17. These considerations lend support to the contention that the rental value of homefarm lands should, for the purpose of Section 79, be calculated not on the actual income or rent but on a hypothetical basis of 'assessment' payable thereon to the Government or to the Zamindar as representing the Government, and in this view, the addition of water rate will be intelligible. It however seems to me too much for the Court to read these considerations into the language of the section when it cannot be said that its words cannot fairly bear the interpretation sought to be put upon them by the respondent. It will be for the legislature to determine how far the scheme of sub-clause (3!) of Section 79 requires modification in view of the existing state of the law under the Estates Land Act. Even the amendment made in 1930 does not seem sufficient to avoid anomalies; because according to it the assessment on neighbouring occupancy lands is made the basis only where lands are occupied by the landholder himself or by non-paying tenants. Where homefarm lands are leased out in the ordinary course, the case will be governed only by the first part of clause (3) and cess will have to be calculated on the basis of the full rent and added water rate. The contention that homefarm lands even when leased must be deemed to fall under the latter part of the clause by reason of the theory of 'constructive possession' ignores the scheme of the section.
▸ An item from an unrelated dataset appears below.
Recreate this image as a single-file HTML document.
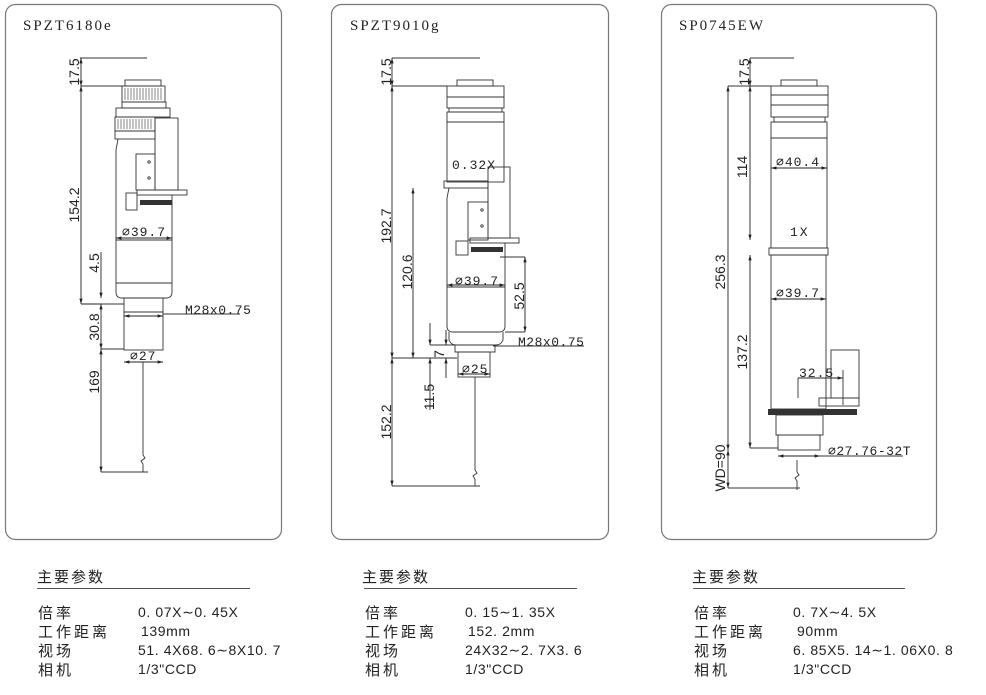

18. An argument was advanced before us with reference to the second proviso to Section 88. It was assumed on behalf of the appellant that 'tenant' in that proviso can reasonably mean only occupancy tenants and not ordinary lessees. There is a decision in Mailthi Hengsu v. Soma (1915) 29 M.L.J. 452 to the contrary. Here again, there is much to be said in favour of restricting that proviso to persons who pay only what corresponds to the assessment on the lands and not economic rent. But in view of the language of the proviso and the view expressed in the case referred to, there is little help to be derived from that argument for the present purpose.

19. A memorandum of objections has been filed by the respondent against so much of the decree of the lower Court as refused to allow costs to the defendant, but no reason has been shown for interfering with the lower Court's exercise of discretion in the matter. Apart from the construction of Section 79 of the Local Boards Act, the levy of the amount sued for was admittedly irregular in certain other respects, but even after receipt of suit notice from the plaintiff, no communication was made to him to inform him of any proposal to refund the money so levied. It was only some time after the institution of the suit that the plaintiff was informed of the Government's intention to refund the amount. In these circumstances, the lower Court rightly held that the plaintiff ought not to be directed to pay the defendant's costs.

20. The appeal and the memorandum of objections are therefore both dismissed with costs.